Key Rules You Must Know (Before Relying On It)

The IRS giveth, but the IRS also complicateth. Here are the critical details most people miss:

✅ 1. It only applies to your current employer’s plan

If you leave your job at 55 and have:

  • a current 401(k) → Rule of 55 applies

  • old 401(k)s from previous employers → Rule of 55 does NOT apply

However — you can often roll old 401(k)s into your current employer’s plan before you separate to maximize access.

❌ 2. The Rule of 55 does NOT apply to IRAs

Traditional IRAs and Roth IRAs are not eligible.
If you roll your 401(k) into an IRA before withdrawing, you permanently lose Rule of 55 access.

⚠️ 3. Rolling into an IRA removes Rule of 55 access

A rollover gives you investment flexibility — but eliminates this strategy entirely.
If flexibility matters, you may need a different tool (like 72(t), which we’ll discuss shortly).

🔄 4. You can still work somewhere else afterward

Your penalty-free withdrawals remain tied to the old employer plan, not your employment status.

📝 5. Your plan may not allow it

Even though the IRS permits it, not all employer plans do.

Some restrict:

  • partial withdrawals

  • withdrawal frequency

  • distribution methods

Always check your Summary Plan Description or call your plan administrator before making any decisions.

Example: Early Retirement at Age 55

Let’s say:

  • You turn 55 this year

  • You leave your job

  • You have $1,000,000 in your employer 401(k)

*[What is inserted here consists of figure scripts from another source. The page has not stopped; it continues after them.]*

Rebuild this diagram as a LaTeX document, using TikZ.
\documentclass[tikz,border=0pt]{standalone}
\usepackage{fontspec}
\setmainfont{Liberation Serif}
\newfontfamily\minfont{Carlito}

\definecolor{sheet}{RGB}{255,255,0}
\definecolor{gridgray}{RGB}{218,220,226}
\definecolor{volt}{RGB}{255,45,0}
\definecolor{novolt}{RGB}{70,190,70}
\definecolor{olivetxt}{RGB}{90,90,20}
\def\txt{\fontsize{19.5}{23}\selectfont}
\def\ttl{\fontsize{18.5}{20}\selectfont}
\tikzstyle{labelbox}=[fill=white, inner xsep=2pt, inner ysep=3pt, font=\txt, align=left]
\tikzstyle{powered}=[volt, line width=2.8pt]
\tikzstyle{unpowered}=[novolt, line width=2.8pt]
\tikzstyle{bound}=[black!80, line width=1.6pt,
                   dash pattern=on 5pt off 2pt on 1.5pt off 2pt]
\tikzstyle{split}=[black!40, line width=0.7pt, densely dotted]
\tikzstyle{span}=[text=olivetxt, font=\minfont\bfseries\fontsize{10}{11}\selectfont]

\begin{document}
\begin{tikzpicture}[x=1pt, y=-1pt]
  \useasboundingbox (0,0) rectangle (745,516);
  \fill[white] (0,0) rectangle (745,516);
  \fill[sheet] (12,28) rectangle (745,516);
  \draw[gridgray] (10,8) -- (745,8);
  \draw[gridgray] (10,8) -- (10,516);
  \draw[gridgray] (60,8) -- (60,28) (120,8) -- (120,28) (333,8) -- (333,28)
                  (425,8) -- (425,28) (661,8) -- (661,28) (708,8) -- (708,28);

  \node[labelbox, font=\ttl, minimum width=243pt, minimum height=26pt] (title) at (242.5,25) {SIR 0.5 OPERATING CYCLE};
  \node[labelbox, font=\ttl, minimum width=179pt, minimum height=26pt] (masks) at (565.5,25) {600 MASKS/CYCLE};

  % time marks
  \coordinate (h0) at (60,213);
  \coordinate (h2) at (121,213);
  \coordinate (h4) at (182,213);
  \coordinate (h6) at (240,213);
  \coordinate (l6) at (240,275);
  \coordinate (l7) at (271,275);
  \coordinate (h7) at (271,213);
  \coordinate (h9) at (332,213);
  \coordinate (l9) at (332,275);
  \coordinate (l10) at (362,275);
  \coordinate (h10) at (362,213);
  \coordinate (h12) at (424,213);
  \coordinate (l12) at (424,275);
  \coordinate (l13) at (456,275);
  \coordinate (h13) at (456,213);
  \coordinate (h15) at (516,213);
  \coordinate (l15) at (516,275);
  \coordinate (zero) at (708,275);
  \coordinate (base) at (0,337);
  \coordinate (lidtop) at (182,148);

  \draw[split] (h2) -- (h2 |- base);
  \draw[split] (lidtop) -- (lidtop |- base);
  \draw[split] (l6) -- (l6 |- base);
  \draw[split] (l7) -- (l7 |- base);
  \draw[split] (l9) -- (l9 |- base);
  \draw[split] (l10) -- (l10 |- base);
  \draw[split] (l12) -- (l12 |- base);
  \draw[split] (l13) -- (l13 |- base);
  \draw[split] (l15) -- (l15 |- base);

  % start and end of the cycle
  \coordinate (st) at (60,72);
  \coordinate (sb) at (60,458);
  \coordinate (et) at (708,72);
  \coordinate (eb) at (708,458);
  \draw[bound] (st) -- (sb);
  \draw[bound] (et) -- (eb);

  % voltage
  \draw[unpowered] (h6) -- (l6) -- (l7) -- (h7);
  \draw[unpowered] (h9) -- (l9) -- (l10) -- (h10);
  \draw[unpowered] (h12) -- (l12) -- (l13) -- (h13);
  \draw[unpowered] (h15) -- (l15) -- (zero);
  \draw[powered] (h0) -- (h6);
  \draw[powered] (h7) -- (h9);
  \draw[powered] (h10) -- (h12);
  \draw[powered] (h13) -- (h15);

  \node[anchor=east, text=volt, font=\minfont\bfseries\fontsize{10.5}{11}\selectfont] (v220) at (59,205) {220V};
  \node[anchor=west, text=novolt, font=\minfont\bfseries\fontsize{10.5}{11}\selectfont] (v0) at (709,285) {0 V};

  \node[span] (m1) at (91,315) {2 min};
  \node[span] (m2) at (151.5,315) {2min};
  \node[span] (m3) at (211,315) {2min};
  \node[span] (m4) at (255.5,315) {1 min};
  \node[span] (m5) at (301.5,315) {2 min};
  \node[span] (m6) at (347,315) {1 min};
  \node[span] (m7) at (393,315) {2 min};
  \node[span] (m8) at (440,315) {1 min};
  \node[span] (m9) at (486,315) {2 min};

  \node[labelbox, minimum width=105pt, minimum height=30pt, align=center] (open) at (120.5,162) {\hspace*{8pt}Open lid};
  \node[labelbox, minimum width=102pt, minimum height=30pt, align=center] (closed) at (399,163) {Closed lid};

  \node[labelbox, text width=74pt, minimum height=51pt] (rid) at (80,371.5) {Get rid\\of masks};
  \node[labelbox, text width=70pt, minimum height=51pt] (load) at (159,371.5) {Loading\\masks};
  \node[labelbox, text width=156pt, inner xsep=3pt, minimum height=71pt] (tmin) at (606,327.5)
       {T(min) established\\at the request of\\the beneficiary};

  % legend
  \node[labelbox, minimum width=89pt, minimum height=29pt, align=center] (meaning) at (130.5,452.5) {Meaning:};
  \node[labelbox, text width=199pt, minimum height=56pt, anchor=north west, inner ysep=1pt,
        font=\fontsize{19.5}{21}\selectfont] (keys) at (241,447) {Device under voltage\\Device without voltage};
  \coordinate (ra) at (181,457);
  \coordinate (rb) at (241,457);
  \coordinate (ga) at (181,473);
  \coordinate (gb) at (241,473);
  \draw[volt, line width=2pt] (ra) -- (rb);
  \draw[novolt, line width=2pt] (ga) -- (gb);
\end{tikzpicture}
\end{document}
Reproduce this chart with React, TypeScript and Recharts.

With the Rule of 55, you can begin drawing from that account immediately, penalty-free.

You still owe income tax on withdrawals, but you avoid penalties that could easily cost tens of thousands of dollars.

But…

If you roll that $1,000,000 into an IRA?

You lose Rule of 55 access instantly and must wait until 59½ — or rely on a different IRS strategy.

The lesson: Don’t move money until you understand the consequences.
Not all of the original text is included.